Let down by a Hogmanay Haggis


It wasn’t just the immediate descent into disharmony that took place due to children being tired and adults feeling misunderstood just as we all sat down for the last meal of the year. Nor even the prospect that this sacred evening in the alky calendar was going to be spent Stoned Cold for the first time in some two decades. No, it was the vegetarian haggis that really brought about the demise of my Highland new-year’s eve meal.

I hadn’t given the event much thought and had left it too late to get hold of an appropriately sized meat variant. “Oh there’s not that much difference between them really,” said a friendly but unconvincing man from behind the shiny new till as he realised that I wasn’t going to be able to find a use for any of the six to eight-man haggi he had in his freezer. Thinking that the amount of salt and pepper likely packed into these fuckers would indeed mask and major taste differentials, I was inclined to believe him. So even though it didn’t’ feel like I really had a meal in the house at all, I went about preparing the neeps and tatties as if I had, plus a whisky sauce just for the craic to prod my stubborn resilience.

We started with hot bowls of thick and yellow ham and lentil soup from yesterday’s birthday vat. All seemed well, with minimal volumes being tentatively placed into small mouths and the Dashing White Sergeant fiddling away in the background. But somewhere in between mopping up the cool, salty sides of mine with soft brown bread and delivering plates of easy-to-eat haggis, neeps and tatties to the seated, the familial dynamic had been stretched beyond breaking point thanks to yet more relentless screaming from infant overtiredness, aches from restraining writhing 10kg torsos, and the mental exhaustion of being locked up together for over a week.

So I stood there beating up my whisky sauce with a milk frother, feeling like a right prat in the middle of a room full of so many unhappy and departing faces and, even more despicably, like I was not being properly appreciated.
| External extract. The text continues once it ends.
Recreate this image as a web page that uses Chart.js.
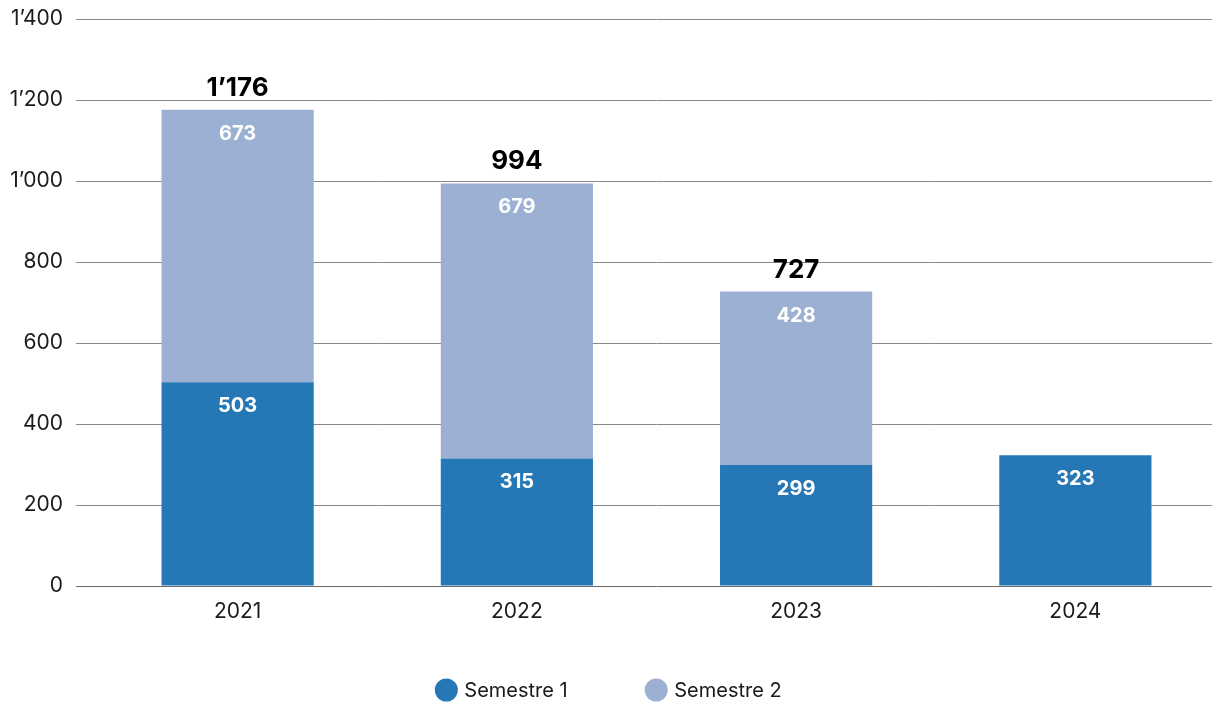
<!DOCTYPE html>
<html>
<head>
<meta charset="utf-8">
<script src="https://cdn.jsdelivr.net/npm/chart.js@4/dist/chart.umd.min.js"></script>
<style>
  html, body { margin: 0; padding: 0; background: #fff; overflow: hidden; }
  #wrap { position: relative; width: 1215px; height: 702px; }
</style>
</head>
<body>
<div id="wrap"><canvas id="c"></canvas></div>
<script>
// Half-year figures per year
const years = ['2021', '2022', '2023', '2024'];
const semestre1 = [503, 315, 299, 323];
const semestre2 = [673, 679, 428, null];
const seriesNames = ['Semestre 1', 'Semestre 2'];
const seriesColors = ['#2577b5', '#9bb0d3'];
const yMin = 0, yMax = 1400, yStep = 200;

const FONT = "Inter, 'DejaVu Sans', sans-serif";

// Swiss-style thousands separator
function fmt(n) {
  return String(n).replace(/\B(?=(\d{3})+(?!\d))/g, '\u2019');
}

// Segment values inside each bar, and year totals above stacked bars
const valueLabels = {
  id: 'valueLabels',
  afterDatasetsDraw(chart) {
    const ctx = chart.ctx;
    ctx.save();
    ctx.textAlign = 'center';
    ctx.textBaseline = 'alphabetic';
    chart.data.datasets.forEach((ds, di) => {
      const meta = chart.getDatasetMeta(di);
      meta.data.forEach((bar, i) => {
        const v = ds.data[i];
        if (v == null) return;
        ctx.font = 'bold 20px ' + FONT;
        ctx.fillStyle = '#ffffff';
        ctx.fillText(fmt(v), bar.x, bar.y + 30);
      });
    });
    const topMeta = chart.getDatasetMeta(1);
    years.forEach((yr, i) => {
      if (semestre2[i] == null) return;
      const bar = topMeta.data[i];
      ctx.font = 'bold 26px ' + FONT;
      ctx.fillStyle = '#000000';
      ctx.fillText(fmt(semestre1[i] + semestre2[i]), bar.x, bar.y - 14);
    });
    ctx.restore();
  }
};

// Centered legend row with round markers
const bottomLegend = {
  id: 'bottomLegend',
  afterDraw(chart) {
    const ctx = chart.ctx;
    const r = 11.5, textGap = 18, itemGap = 77, cy = 690, cx = 614;
    ctx.save();
    ctx.font = '20px ' + FONT;
    const items = chart.data.datasets.map(ds => ({
      text: ds.label, color: ds.backgroundColor, w: ctx.measureText(ds.label).width
    }));
    const total = items.reduce((a, it) => a + r + textGap + it.w, 0) + itemGap * (items.length - 1) + r;
    let x = cx - total / 2;
    items.forEach(it => {
      ctx.beginPath();
      ctx.arc(x + r, cy, r, 0, Math.PI * 2);
      ctx.fillStyle = it.color;
      ctx.fill();
      ctx.fillStyle = '#1a1a1a';
      ctx.textAlign = 'left';
      ctx.textBaseline = 'middle';
      ctx.fillText(it.text, x + r + textGap, cy + 1);
      x += r + textGap + it.w + itemGap;
    });
    ctx.restore();
  }
};

new Chart(document.getElementById('c'), {
  type: 'bar',
  data: {
    labels: years,
    datasets: [
      { label: seriesNames[0], data: semestre1, backgroundColor: seriesColors[0] },
      { label: seriesNames[1], data: semestre2, backgroundColor: seriesColors[1] }
    ]
  },
  options: {
    responsive: true,
    maintainAspectRatio: false,
    animation: false,
    layout: { padding: { top: 19, right: 0, bottom: 76, left: 0 } },
    datasets: { bar: { categoryPercentage: 1, barPercentage: 0.545, borderWidth: 0 } },
    plugins: { legend: { display: false }, tooltip: { enabled: false } },
    scales: {
      x: {
        stacked: true,
        grid: { display: false, drawTicks: false },
        border: { display: false },
        ticks: { color: '#1a1a1a', font: { family: FONT, size: 21 }, padding: 13 },
        afterFit(scale) { scale.height = 40; scale.paddingLeft = 0; scale.paddingRight = 0; }
      },
      y: {
        stacked: true,
        min: yMin,
        max: yMax,
        border: { display: false },
        grid: {
          color: ctx => (ctx.tick && ctx.tick.value === 0) ? '#6a6a6a' : '#888888',
          lineWidth: 1,
          drawTicks: true,
          tickLength: 22
        },
        ticks: {
          stepSize: yStep,
          color: '#1a1a1a',
          font: { family: FONT, size: 21 },
          padding: 13,
          callback: v => fmt(v)
        },
        afterFit(scale) { scale.width = 98; scale.paddingTop = 0; scale.paddingBottom = 0; }
      }
    }
  },
  plugins: [valueLabels, bottomLegend]
});
</script>
</body>
</html>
Couldn’t they see that it was for them that I have been standing every day in the kitchen for the last 10 days? That it brought me no personal pleasure whatsoever to pour a good splash of Morangie into a small pan of beef stock and whisk it all up with some cream to make a light but rich foam to cascade around the domes of white, orange and brown of this traditional Highland feast?

It didn’t really work-out that foamy. But it didn’t really matter because the haggis didn’t deserve it. Nut-brown and orange in appearance, dry in texture, under-seasoned in taste, and lukewarm in temperature owing to its low thermal capacity, this was nothing like the conventional beast at all. It was like eating a cross between a nut-cutlet and some undercooked cous-cous – a dream come true for your run-of-the-mill vegan no doubt, but hardly a match for the fatty spicy pluck of a pig softened up with meaty grains of gravy-soaked barley or much in the way of celebration to mark the last day of the year. You just know you’re off to a bad start when you try to vegetarianise a recipe that begins with a sheep’s stomach and a sewing needle.

It was all the more fitting that I dined on this flatulence buster alone at the new-year’s eve table, Ceilidh Classics on the stereo and, most hilariously of all, not a drop of alcohol in sight which to blame for the cacophony surrounding me. Somehow, the tragedy of Highland culture is never far from your door on this most unpredictable of winter nights.